Dennis Simon, director of human resources for Jasper County, said the new pay plans had been formulating over the past several months. Supervisors had been meeting with Simon and other department heads during work sessions to hash out the details. They looked at everything from step programs to merit systems.
“Came down to making the recommendation to move forward with the five-step pay plan,” Simon said at the Aug. 12 meeting. “It achieves everything I believe the board wanted. It increases our hiring rate, it also gets the employee to the top rate of scale; both would be very effective for recruitment tools and retainment.”
The supervisors approved five different consolidated pay plans, including plans for the sheriff’s office, courthouse/maintenance/elderly nutrition, secondary roads, conservation, hourly non-bargaining and non-department heads. In addition, the board also increased the base rate of pay for AFSCME and PPME.
All of the pay plans go into effect Aug. 23 and they will sunset on June 30, 2026.
Supervisor Thad Nearmyer, who served on the wage committee, thanked everyone involved in creating the new plans. As the newest supervisor on the board, the process served as an insightful learning experience. It seemed like it would be an easy task at first, but he soon found out how complicated it could be.
“It was a long and sometimes painful process,” Nearmyer said. “And it didn’t totally work out the way we thought it was going to work out, but it did work out.”
Supervisor Brandon Talsma said the pay plan was not accomplishing everything he was hoping for, but he was relatively satisfied with the result. The new starting pay, for instance, makes Jasper County more competitive with similar counties. The plans also speed up the process for employees to climb their pay scales.

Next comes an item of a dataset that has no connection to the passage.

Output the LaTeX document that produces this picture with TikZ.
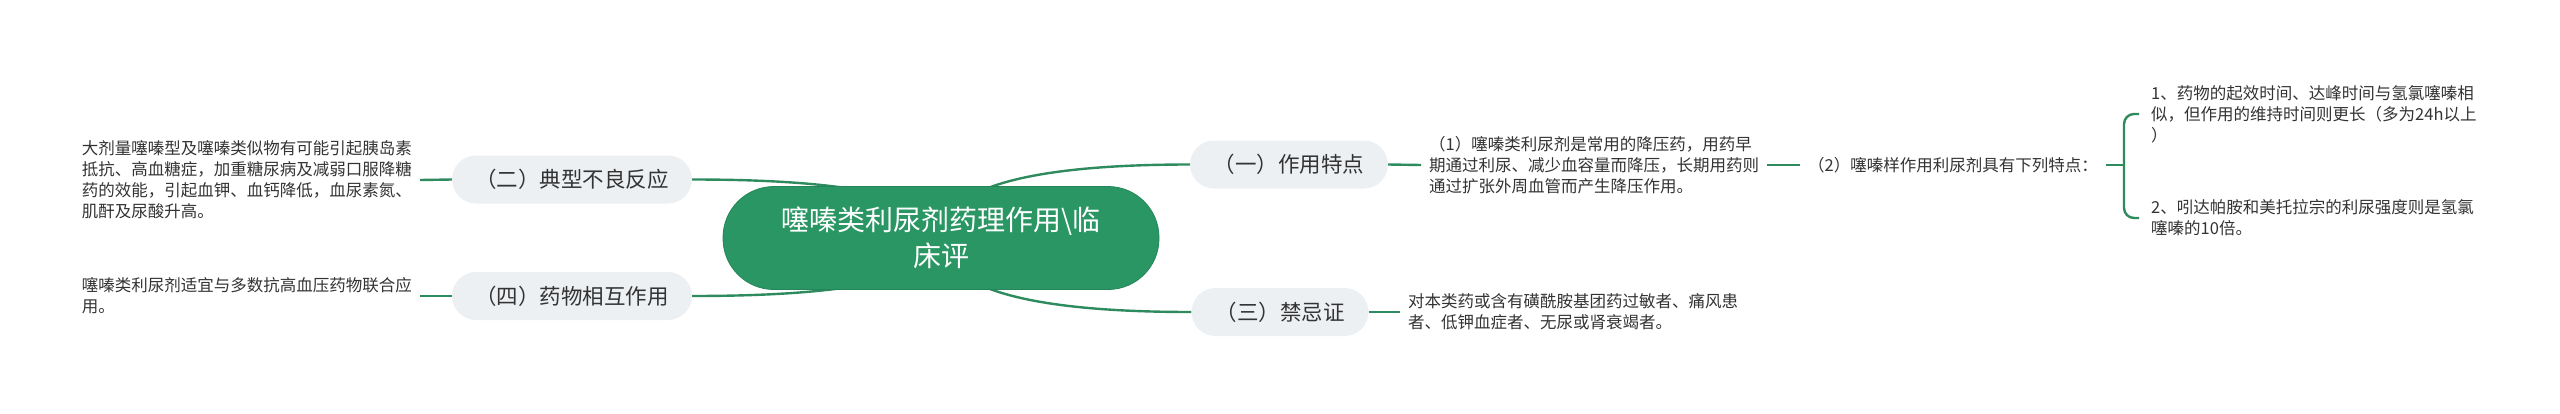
\documentclass[tikz,border=0pt]{standalone}
\usepackage{fontspec}
\setmainfont{Noto Sans CJK SC}
\usetikzlibrary{calc}
\pgfdeclarelayer{background}
\pgfsetlayers{background,main}
\definecolor{lineg}{HTML}{2E8B5E}
\definecolor{rootg}{HTML}{2A9663}
\definecolor{rootd}{HTML}{25855A}
\definecolor{nodebg}{HTML}{EDF0F3}
\definecolor{txt}{HTML}{333333}
\tikzset{
  conn/.style={draw=lineg, line width=2.4pt},
  rootbox/.style={fill=rootg, draw=rootd, line width=0.8pt, rounded corners=51pt,
    minimum width=436pt, minimum height=103pt, text=white, align=center,
    font=\fontsize{28pt}{36pt}\selectfont},
  topic/.style={fill=nodebg, rounded corners=24pt, minimum height=48pt, text=txt,
    font=\fontsize{21.5pt}{26pt}\selectfont, inner xsep=0pt},
  leaf/.style={text=txt, align=left, inner xsep=8pt, inner ysep=2pt,
    font=\fontsize{16.5pt}{21pt}\selectfont},
  bleaf/.style={leaf, inner xsep=12pt},
}
\begin{document}
\begin{tikzpicture}[x=1pt,y=-1pt]
\useasboundingbox (0,0) rectangle (2560,413);
% root
\node[rootbox] (root) at (941,238) {噻嗪类利尿剂药理作用\textbackslash 临\\床评};
% topics
\node[topic, minimum width=240pt] (n2) at (572,179.5) {（二）典型不良反应};
\node[topic, minimum width=240pt] (n4) at (572,296) {（四）药物相互作用};
\node[topic, minimum width=198pt] (n1) at (1289,164.5) {（一）作用特点};
\node[topic, minimum width=177pt] (n3) at (1280,312) {（三）禁忌证};
% leaves
\node[leaf, anchor=east] (l2) at (420,180) {大剂量噻嗪型及噻嗪类似物有可能引起胰岛素\\抵抗、高血糖症，加重糖尿病及减弱口服降糖\\药的效能，引起血钾、血钙降低，血尿素氮、\\肌酐及尿酸升高。};
\node[leaf, anchor=east] (l4) at (420,296) {噻嗪类利尿剂适宜与多数抗高血压药物联合应\\用。};
\node[leaf, anchor=west] (l1) at (1421,165) {（1）噻嗪类利尿剂是常用的降压药，用药早\\期通过利尿、减少血容量而降压，长期用药则\\通过扩张外周血管而产生降压作用。};
\node[leaf, anchor=west] (l1b) at (1800,165) {（2）噻嗪样作用利尿剂具有下列特点：};
\node[leaf, anchor=west] (l3) at (1400,312) {对本类药或含有磺酰胺基团药过敏者、痛风患\\者、低钾血症者、无尿或肾衰竭者。};
\node[bleaf, anchor=west] (la) at (2139,114) {1、药物的起效时间、达峰时间与氢氯噻嗪相\\似，但作用的维持时间则更长（多为24h以上\\）};
\node[bleaf, anchor=west] (lb) at (2139,218) {2、吲达帕胺和美托拉宗的利尿强度则是氢氯\\噻嗪的10倍。};
\coordinate (bm) at (2124,165);
% root connectors (quadratic curves from root centre)
\begin{pgfonlayer}{background}
\foreach \c/\a in {n1/west, n3/west, n2/east, n4/east}{
  \draw[conn] (root.center) .. controls ($(root.center)!2/3!(root.center |- \c.\a)$)
     and ($(\c.\a)!2/3!(root.center |- \c.\a)$) .. (\c.\a);
}
\end{pgfonlayer}
% leaf connectors
\draw[conn] (n2.west) -- (l2.east);
\draw[conn] (n4.west) -- (l4.east);
\draw[conn] (n1.east) -- (l1.west);
\draw[conn] (l1.east) -- (l1b.west);
\draw[conn] (n3.east) -- (l3.west);
\draw[conn] (l1b.east) -- (bm);
\draw[conn, rounded corners=10pt] (la.west) -- (bm |- la.west) -- (bm |- lb.west) -- (lb.west);
\end{tikzpicture}
\end{document}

“To where they’re not having to take 10 years or eight years to get to the top of the scale,” Talsma said. “The raises also between the steps are considerably higher. So essentially we kind of took our eight-step down and consolidated steps into this new five-step plan.”
Back in March, the board of supervisors created a wage committee to analyze employee pay plans. Initially, the board had wanted to move towards a more merit-based system. The wage committee spent the next several months trying to form a system that worked best for Jasper County.
Newton News previously reported that supervisors wanted to make the pay plan simpler. Talsma argued back then that many of the pay scale ranges weren’t being used. He also disliked the idea of a county employee having to work eight years before maxing out their step increases.
In a follow-up with Newton News, Talsma confirmed the change will save taxpayer dollars in the long term. Talsma said the previous pay plans — with their cost-of-living adjustments compounding annually with eight years of step increases — were starting to cost the county a lot of money.
Talsma said the new plan will hold costs down long term because once an employee hits the end of their steps they will only receive whatever may be given for cost-of-living adjustments. He estimated that after about seven years it should start saving the county money depending on cost-of-living adjustments.